The two groups will meet on March 8 to discuss the addition of low-level lighting in residential areas.

Pedestrians walk through Dinkytown on Oct. 13, 2017. Business owners in the neighborhood are pushing for more security cameras in an effort to stem crime in the area.

Courtney Deutz

Pedestrians walk through Dinkytown on Oct. 13, 2017. Business owners in the neighborhood are pushing for more security cameras in an effort to stem crime in the area.

Kassidy Tarala

The Minnesota Student Association and Office of Off-Campus Living are looking to add more street lights in areas west of Dinkytown to increase neighborhood safety.

MSA and OCL have identified residential blocks between 13th Avenue Southeast and I-35W as areas that could benefit from the extra lighting. The two groups have been discussing the project since 2016, but the effort has gained momentum this semester.

MSA Infrastructure Committee Director Austin Kraft and other members will meet with OCL Program Director Kendre Turonie on March 8 to discuss the project’s future.

MSA used their previous research and neighborhood crime data to determine that areas just west of central Dinkytown would benefit most from the additional lighting. Their meeting with OCL will help determine which sites should be targeted first.

The infrastructure committee started researching lighting options for Dinkytown in 2016. Students began advocating for changes last year.

“Since August 2017, the infrastructure committee has regularly attended Marcy-Holmes Neighborhood Association meetings, demonstrating students’ interest in making a safer environment,” Kraft said.

Turonie said OCL and MSA worked with MHNA nearly a decade ago to install low-level lighting along 15th Avenue Southeast.

OCL will help MSA determine which street lights to propose, where they can be placed and how much they will cost.

Turonie said the City of Minneapolis updated its street lighting policy in 2015, which could complicate the project.

The city will only fund street lighting if it’s installed during reconstruction, according to its Street Lighting Policy.

Since the streets targeted by MSA and OCL are not under reconstruction, the proposed lighting would have to be funded by outside sources.

“We need to convince property owners in the area [to add lighting] because they bear the cost of the project,” Turonie said. “The street lighting would bring property [costs] down for owners, but they would have to pay the cost of the lighting up front, which they might be opposed to.”

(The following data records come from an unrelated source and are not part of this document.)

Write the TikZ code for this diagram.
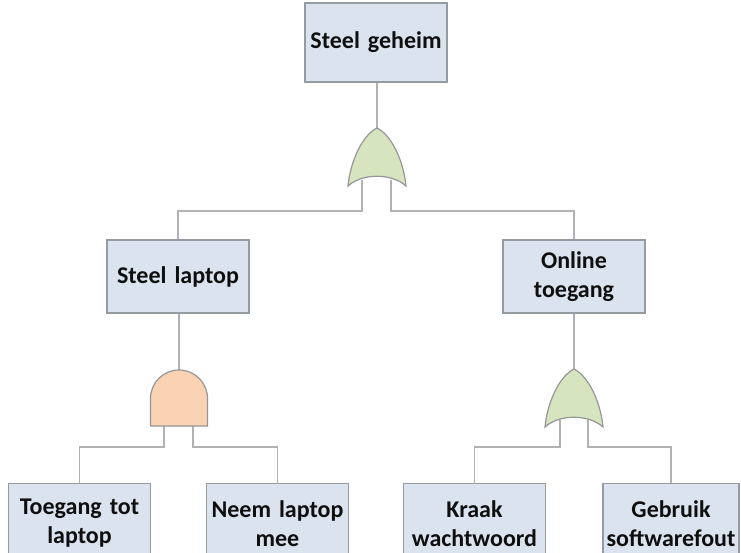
\documentclass[tikz,border=0pt]{standalone}
\usepackage{fontspec}
\setmainfont[WordSpace=0.85]{Carlito}
\definecolor{boxfill}{RGB}{218,227,238}
\definecolor{boxline}{RGB}{150,155,162}
\definecolor{wire}{RGB}{178,178,178}
\definecolor{orfill}{RGB}{214,229,192}
\definecolor{andfill}{RGB}{250,210,180}
\definecolor{gateline}{RGB}{150,150,150}
\definecolor{txt}{RGB}{15,15,15}
\tikzset{
  event/.style={draw=boxline, line width=1.4pt, fill=boxfill, minimum width=142pt,
    text width=136pt, align=center, inner sep=0pt, text=txt,
    font=\fontsize{24}{29}\selectfont\bfseries},
  wireline/.style={draw=wire, line width=1.5pt},
  gatestyle/.style={draw=gateline, line width=1.2pt},
}
\newcommand{\orgate}[2]{% #1 = tip coordinate name, #2 = fill
  \path[gatestyle, fill=#2] (#1) .. controls +(-16,8) and +(2,-22) .. ++(-29,58)
     .. controls +(14,-13) and +(-14,-13) .. ++(58,0)
     .. controls +(-2,-22) and +(16,8) .. cycle;}
\begin{document}
\begin{tikzpicture}[x=1pt,y=-1pt]
\useasboundingbox (0,0) rectangle (741,553);
% events
\node[event, minimum height=79pt] (top) at (376,42.5) {Steel geheim};
\node[event, minimum height=73pt] (laptop) at (178,276.5) {Steel laptop};
\node[event, minimum height=73pt] (online) at (574,276.5) {Online\\toegang};
\node[event, minimum height=79pt, anchor=north] (toegang) at (79.5,483) {Toegang tot\\laptop};
\node[event, minimum height=79pt, anchor=north] (neem) at (277.5,483) {Neem laptop\\mee};
\node[event, minimum height=79pt, anchor=north] (kraak) at (474.5,483) {Kraak\\wachtwoord};
\node[event, minimum height=79pt, minimum width=136pt, text width=134pt, anchor=north] (gebruik) at (671,483) {Gebruik\\softwarefout};
% gate anchor points
\coordinate (or1) at (377,128);
\coordinate (or1a) at (362,180);
\coordinate (or1b) at (391,180);
\coordinate (and1) at (179,370);
\coordinate (and1a) at (164,420);
\coordinate (and1b) at (193,420);
\coordinate (or2) at (574,369);
\coordinate (or2a) at (560,420);
\coordinate (or2b) at (588,420);
% connectors
\draw[wireline] (top.south -| or1) -- (or1);
\draw[wireline] (or1a) |- (178,211) -- (laptop.north);
\draw[wireline] (or1b) |- (574,211) -- (online.north);
\draw[wireline] (laptop.south -| and1) -- (and1);
\draw[wireline] (and1a) |- (79.5,447) -- (toegang.north);
\draw[wireline] (and1b) |- (277.5,447) -- (neem.north);
\draw[wireline] (online.south) -- (or2);
\draw[wireline] (or2a) |- (474.5,447) -- (kraak.north);
\draw[wireline] (or2b) |- (671,447) -- (gebruik.north);
% gates
\orgate{or1}{orfill}
\orgate{or2}{orfill}
\path[gatestyle, fill=andfill] (150.5,426) -- (150.5,398.5) arc[start angle=180, end angle=360, radius=28.5] -- (207.5,426) -- cycle;
\end{tikzpicture}
\end{document}
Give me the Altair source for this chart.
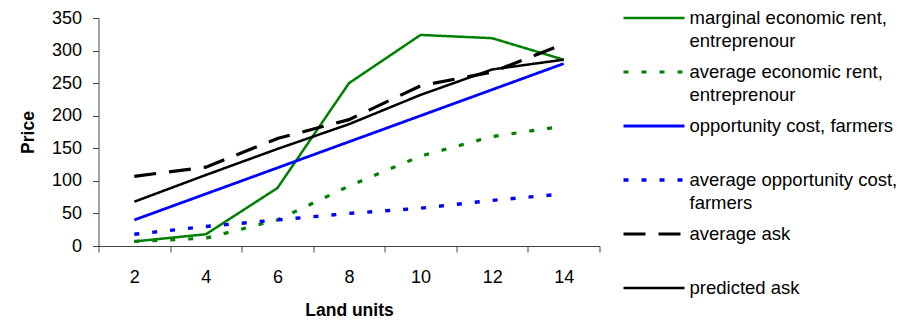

If property owners agree to fund the lighting, the project would have to be approved by the Minneapolis City Council before construction could begin.

Kraft said MSA will push city officials to approve the project.

“We are hopeful that street lighting will be improved in the next several years,” he said. “It is a lengthy process to advocate for these improvements, but the work that we do now is crucial in making positive, long-term change happen.”

Kraft said additional street lighting would make Dinkytown more appealing and benefit residents and businesses.

“When people feel safer in the neighborhood, they’re more likely to engage more with the community, including with businesses. So I see lighting improvements as a very wise investment in the area,” he said.